What does this new generation believe? I do not know. What I know is what would not work on them. e.g,
  • The anti-mainland card does not work. They grow up in an environment where the HK economy is suported by the growth in China. Many of them are new immigrants from the mainland
  • To another extreme, the new voters were too young to remember what happened 19 years ago. The radical approaches by many of the AD preachers do not resonate with them
  • They do not know what the hell you are talking about when you tell them what the Brits would have done. (Frankly, in my opinion, many AD articles committed the crime of lying or exaggeration when they made the pre-colonial comparision)
As a result, the defeat of pan-Dem is inevitable, if they are still toeing this party line (i.e. the Martin Lee/Jimmy Lai) line. Because, simply, they are turning away the army of cossacks to their opponents.

Perhaps the sky in Taiwan will change now

I have been very cautious when asked about the election in Taiwan all these times. I thought Ma Ying-jeou should win, and will most likely win. But the DPP election machine and strategy has worked very well in the past 8 years, and no one can really be sure.

More importantly, it is the trend of 'localization' that have put MYJ/blue in a disadvantageous position. In words, the new generation, who are borned and raised in Taiwan, will inevitably find the Green's "local appeal" more appealing. Every 4 years, there are some 3-4% of the total population becoming eligible to vote. It is this cohort of newly mint voters who has shifted (and will continue to shift) the election balance. Just like Russia in WWII, with the endless suplly of cossacks and tanks from Siberia, Russia had finally defeated Nazi Germany. This younger cohort of voters has been the cossacks for DPP -- as long as DPP can maintain its appeal to the young generation.

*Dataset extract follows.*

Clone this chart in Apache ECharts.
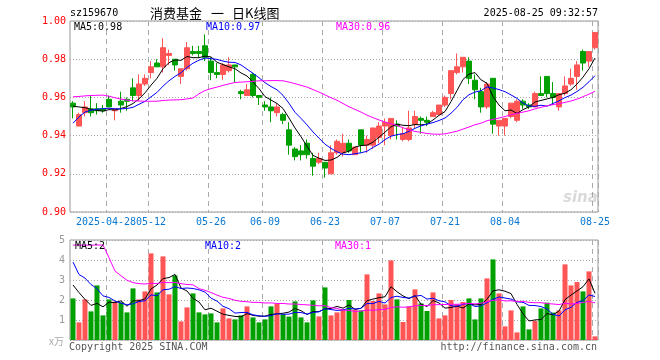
<!DOCTYPE html>
<html><head><meta charset="utf-8">
<script src="https://cdn.jsdelivr.net/npm/echarts@6/dist/echarts.min.js"></script>
<style>html,body{margin:0;padding:0;background:#fff}#c{width:660px;height:360px}</style>
</head><body><div id="c"></div>
<script>
// ---- data ----
var dates = ["2025-04-18","2025-04-21","2025-04-22","2025-04-23","2025-04-24","2025-04-25","2025-04-28","2025-04-29","2025-04-30","2025-05-06","2025-05-07","2025-05-08","2025-05-09","2025-05-12","2025-05-13","2025-05-14","2025-05-15","2025-05-16","2025-05-19","2025-05-20","2025-05-21","2025-05-22","2025-05-23","2025-05-26","2025-05-27","2025-05-28","2025-05-29","2025-05-30","2025-06-03","2025-06-04","2025-06-05","2025-06-06","2025-06-09","2025-06-10","2025-06-11","2025-06-12","2025-06-13","2025-06-16","2025-06-17","2025-06-18","2025-06-19","2025-06-20","2025-06-23","2025-06-24","2025-06-25","2025-06-26","2025-06-27","2025-06-30","2025-07-01","2025-07-02","2025-07-03","2025-07-04","2025-07-07","2025-07-08","2025-07-09","2025-07-10","2025-07-11","2025-07-14","2025-07-15","2025-07-16","2025-07-17","2025-07-18","2025-07-21","2025-07-22","2025-07-23","2025-07-24","2025-07-25","2025-07-28","2025-07-29","2025-07-30","2025-07-31","2025-08-01","2025-08-04","2025-08-05","2025-08-06","2025-08-07","2025-08-08","2025-08-11","2025-08-12","2025-08-13","2025-08-14","2025-08-15","2025-08-18","2025-08-19","2025-08-20","2025-08-21","2025-08-22","2025-08-25"];
var opens  = [0.957,0.945,0.952,0.954,0.954,0.954,0.959,0.953,0.958,0.959,0.965,0.961,0.967,0.973,0.978,0.976,0.982,0.980,0.971,0.975,0.984,0.984,0.987,0.979,0.973,0.972,0.974,0.977,0.963,0.961,0.972,0.961,0.956,0.955,0.952,0.951,0.943,0.933,0.932,0.936,0.928,0.926,0.926,0.920,0.931,0.931,0.936,0.930,0.943,0.935,0.935,0.939,0.945,0.940,0.946,0.938,0.938,0.946,0.949,0.948,0.950,0.951,0.956,0.962,0.973,0.976,0.979,0.969,0.963,0.955,0.970,0.945,0.945,0.950,0.948,0.958,0.956,0.955,0.962,0.971,0.962,0.955,0.962,0.967,0.971,0.984,0.979,0.986];
var closes = [0.955,0.951,0.955,0.952,0.953,0.953,0.955,0.954,0.956,0.958,0.961,0.967,0.970,0.976,0.976,0.986,0.983,0.977,0.975,0.986,0.983,0.983,0.981,0.973,0.972,0.977,0.977,0.976,0.962,0.964,0.961,0.960,0.955,0.953,0.955,0.948,0.935,0.929,0.930,0.930,0.924,0.928,0.923,0.931,0.937,0.936,0.932,0.934,0.935,0.938,0.944,0.945,0.947,0.949,0.945,0.941,0.944,0.950,0.948,0.947,0.952,0.956,0.960,0.974,0.976,0.981,0.970,0.964,0.955,0.967,0.946,0.948,0.949,0.957,0.958,0.956,0.955,0.962,0.961,0.962,0.960,0.962,0.966,0.970,0.977,0.978,0.984,0.994];
var lows   = [0.949,0.945,0.950,0.950,0.951,0.952,0.955,0.948,0.952,0.953,0.958,0.958,0.966,0.970,0.976,0.973,0.977,0.974,0.967,0.974,0.982,0.981,0.979,0.969,0.970,0.969,0.973,0.968,0.959,0.961,0.960,0.956,0.953,0.947,0.950,0.946,0.930,0.927,0.927,0.928,0.919,0.925,0.918,0.920,0.930,0.929,0.931,0.930,0.931,0.931,0.933,0.936,0.935,0.938,0.938,0.937,0.937,0.944,0.941,0.945,0.950,0.951,0.955,0.959,0.972,0.973,0.967,0.959,0.952,0.954,0.941,0.940,0.940,0.949,0.947,0.954,0.954,0.955,0.961,0.960,0.956,0.953,0.961,0.966,0.964,0.974,0.976,0.985];
var highs  = [0.958,0.952,0.958,0.961,0.957,0.956,0.961,0.954,0.963,0.960,0.970,0.972,0.972,0.979,0.980,0.991,0.985,0.980,0.975,0.989,0.987,0.987,0.993,0.981,0.978,0.978,0.981,0.977,0.964,0.967,0.973,0.961,0.958,0.960,0.957,0.952,0.947,0.934,0.935,0.938,0.931,0.931,0.926,0.935,0.938,0.941,0.938,0.934,0.943,0.940,0.944,0.947,0.949,0.949,0.948,0.944,0.953,0.953,0.950,0.950,0.953,0.956,0.961,0.974,0.983,0.981,0.981,0.972,0.965,0.968,0.970,0.948,0.949,0.957,0.959,0.959,0.957,0.963,0.971,0.971,0.968,0.962,0.971,0.975,0.979,0.985,0.984,0.994];
// volume, 万手
var volumes = [2.08,0.88,2.03,1.43,2.73,1.23,2.03,1.92,1.88,1.38,2.58,2.03,2.43,4.33,2.38,4.18,2.28,3.23,0.93,1.63,2.33,1.38,1.28,1.33,0.88,1.58,1.08,1.03,1.23,1.68,1.13,0.88,1.03,1.68,1.82,1.28,1.17,1.93,1.13,0.88,1.98,1.18,2.63,1.23,1.38,1.53,2.00,1.53,1.48,3.28,1.95,2.33,1.78,3.98,2.03,0.90,1.67,2.53,1.83,1.45,2.38,1.08,1.23,2.00,1.78,1.90,2.08,1.03,2.08,3.08,4.03,2.33,0.68,1.48,0.38,1.68,0.53,0.95,1.58,1.87,1.37,1.48,3.78,2.73,2.90,2.43,3.43,0.18];
// earlier sessions (off-screen), only feeding the moving averages at the left edge
var priorCloses  = [0.945,0.944,0.948,0.950,0.950,0.972,0.978,0.976,0.974,0.972,0.970,0.975,0.976,0.974,0.975,0.977,0.974,0.972,0.973,0.968,0.918,0.930,0.942,0.948,0.950,0.953,0.957,0.956,0.956];
var priorVolumes = [1.0,2.0,1.5,2.5,1.3,21,22,9,8,6.2,3.5,3.0,3.2,2.8,2.5,2.6,3.0,2.7,2.9,2.8,7.08,3.83,4.63,4.83,4.83,2.78,3.73,2.93,2.23];
var labelDates = ["2025-04-28","2025-05-12","2025-05-26","2025-06-09","2025-06-23","2025-07-07","2025-07-21","2025-08-04","2025-08-25"];
var priceTicks = {min:0.90, max:1.00, step:0.02};
var volTicks = {min:0, max:5, step:1};

// ---- helpers ----
function ma(prior, vals, n) {
  var all = prior.concat(vals), out = [], off = prior.length;
  for (var i = off; i < all.length; i++) {
    var s = 0; for (var k = i - n + 1; k <= i; k++) s += all[k];
    out.push(+(s / n).toFixed(4));
  }
  return out;
}
var RED = '#ff5555', GREEN = '#00a000';
var MONO = 'DejaVu Sans Mono';
var LABEL_BLUE = '#0a78d2';
var labelSet = {};
labelDates.forEach(function (d) { labelSet[dates.indexOf(d)] = true; });
var showIdx = function (idx) { return !!labelSet[idx]; };

var ma5 = ma(priorCloses, closes, 5), ma10 = ma(priorCloses, closes, 10), ma30 = ma(priorCloses, closes, 30);
var vma5 = ma(priorVolumes, volumes, 5), vma10 = ma(priorVolumes, volumes, 10), vma30 = ma(priorVolumes, volumes, 30);
var candleData = opens.map(function (o, i) { return [o, closes[i], lows[i], highs[i]]; });
var volData = volumes.map(function (v, i) {
  return { value: v, itemStyle: { color: closes[i] >= opens[i] ? RED : GREEN } };
});
var last = dates.length - 1;

function lineSeries(data, color, xi) {
  return { type: 'line', data: data, xAxisIndex: xi, yAxisIndex: xi, showSymbol: false, symbol: 'none',
    silent: true, lineStyle: { width: 1, color: color }, itemStyle: { color: color }, z: 5 };
}
function txt(x, y, s, color, size, extra, font) {
  var st = { text: s, fill: color, font: (size || 10) + 'px "' + (font || MONO) + '"', textVerticalAlign: 'middle' };
  if (extra) for (var k in extra) st[k] = extra[k];
  return { type: 'text', x: x, y: y, style: st, z: 100 };
}

var xAxisBase = function (gi, showLabel) {
  return {
    type: 'category', gridIndex: gi, data: dates, boundaryGap: true,
    axisLine: { show: false }, axisTick: { show: false },
    axisLabel: { show: showLabel, hideOverlap: false, interval: function (i) { return showIdx(i); },
      // the first (full-date) label is drawn separately below so it is never dropped
      formatter: function (v) { return labelDates.indexOf(v) === 0 ? '' : v.slice(5); },
      color: LABEL_BLUE, fontFamily: MONO, fontSize: 10, margin: 5 },
    splitLine: { show: true, interval: function (i) { return showIdx(i); },
      lineStyle: { color: '#aaaaaa', type: [5, 4], width: 1 } }
  };
};

var option = {
  animation: false,
  backgroundColor: '#fff',
  grid: [
    { left: 70, top: 21, width: 528, height: 191, show: true, borderColor: '#999', borderWidth: 1, backgroundColor: 'transparent' },
    { left: 70, top: 240, width: 528, height: 100, show: true, borderColor: '#999', borderWidth: 1, backgroundColor: 'transparent' }
  ],
  xAxis: [xAxisBase(0, true), xAxisBase(1, false)],
  yAxis: [
    { type: 'value', gridIndex: 0, min: priceTicks.min, max: priceTicks.max, interval: priceTicks.step,
      axisLine: { show: false }, axisTick: { show: false },
      axisLabel: { color: '#ff0000', fontFamily: MONO, fontSize: 10, margin: 4, formatter: function (v) { return v.toFixed(2); } },
      splitLine: { lineStyle: { color: '#aaaaaa', type: [1, 2] } } },
    { type: 'value', gridIndex: 1, min: volTicks.min, max: volTicks.max, interval: volTicks.step,
      axisLine: { show: false }, axisTick: { show: false },
      axisLabel: { color: '#999999', fontFamily: MONO, fontSize: 10, margin: 5, formatter: function (v) { return v === 0 ? '' : String(Math.round(v)); } },
      splitLine: { lineStyle: { color: '#aaaaaa', type: [1, 2] } } }
  ],
  series: [
    { type: 'candlestick', xAxisIndex: 0, yAxisIndex: 0, data: candleData, barWidth: 5,
      itemStyle: { color: RED, color0: GREEN, borderColor: RED, borderColor0: GREEN, borderWidth: 1 }, z: 3 },
    lineSeries(ma5, '#000000', 0), lineSeries(ma10, '#0000ff', 0), lineSeries(ma30, '#ff00ff', 0),
    { type: 'bar', xAxisIndex: 1, yAxisIndex: 1, data: volData, barWidth: 5, z: 3 },
    lineSeries(vma5, '#000000', 1), lineSeries(vma10, '#0000ff', 1), lineSeries(vma30, '#ff00ff', 1)
  ],
  graphic: [
    txt(70, 13, 'sz159670', '#000', 10),
    txt(150, 13, '消费基金', '#000', 13, null, 'Noto Sans CJK SC'),
    txt(211, 13, '一', '#000', 13, null, 'Noto Sans CJK SC'),
    txt(232, 13, '日K线图', '#000', 13, null, 'Noto Sans CJK SC'),
    txt(598, 13, '2025-08-25 09:32:57', '#000', 10, { textAlign: 'right' }),
    txt(74, 27, 'MA5:' + ma5[last].toFixed(2), '#000', 10),
    txt(206, 27, 'MA10:' + ma10[last].toFixed(2), '#0000ff', 10),
    txt(336, 27, 'MA30:' + ma30[last].toFixed(2), '#ff00ff', 10),
    txt(75, 246, 'MA5:' + Math.floor(vma5[last]), '#000', 10),
    txt(205, 246, 'MA10:' + Math.floor(vma10[last]), '#0000ff', 10),
    txt(335, 246, 'MA30:' + Math.floor(vma30[last]), '#ff00ff', 10),
    txt(49, 341, 'x万', '#aaaaaa', 10, null, 'Noto Sans CJK SC'),
    txt(69, 347, 'Copyright 2025 SINA.COM', '#555', 10),
    txt(597, 347, 'http://finance.sina.com.cn', '#555', 10, { textAlign: 'right' }),
    { type: 'text', x: 563, y: 198, z: 1, style: { text: 'sina', fill: 'rgba(150,150,150,0.35)', font: 'italic bold 15px "DejaVu Sans"', textVerticalAlign: 'middle' } }
  ]
};
var chart = echarts.init(document.getElementById('c'), null, { renderer: 'canvas' });
chart.setOption(option);
// first date label, positioned through the category axis scale
var firstPx = chart.convertToPixel({ xAxisIndex: 0 }, labelDates[0]);
var bandHalf = 528 / dates.length / 2;
var g = option.graphic.slice();
g.push(txt(firstPx - bandHalf, 222, labelDates[0], LABEL_BLUE, 10, { textAlign: 'center' }));
chart.setOption({ graphic: g });
</script></body></html>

However, things have changed over the last few months. MYJ has taken one very important and strategic step, by taking the middle path of being ambiguous about the sensitive topic of unification vs independence, and declared it is the people who can decide.

With this important shift in 'ideology', Ma has finally won the support of "All People Clan" (全民计程车, aka Chuang Min), which is a major taxi driver organization in Taipei. Taipei has always been a KMT and pan-Blue base, one can say that Chuang Min is only a minor player. However, if you have been to Taiwan for the past 15 years, you will know how "deep green" Chuang Min has been. These die hard supporters have been fighting (literally, with bartons and fist) with the blue supporting drivers, and they will kick you off their cab if you fail their test in your conversation. When I first went to Taiwan, people warned me not to answer any question regarding politics a taxi driver may ask, if I did not want to be beated up. They were warning me of Chuang Min and told me to watch out for their flag.

The significance of the change of mind by Chuang Min is profound. It means
1) CSB has actually turned off quite some deep green supporters
2) in the Chuang Min statement, they said it was the economy that made them abandoned DPP. If that applies elsewhere over the island, I believe many others will reason in similar way.
3) Most importantly, this shows that MYJ has successfully shifted to the center, and was able to win some green supporters (not only the colorless voters)

This is the first real indication that MYJ will win.

It is time to be bullish on Taiwan's stock market. The Taiwanese business will finally be able to ride the China boom.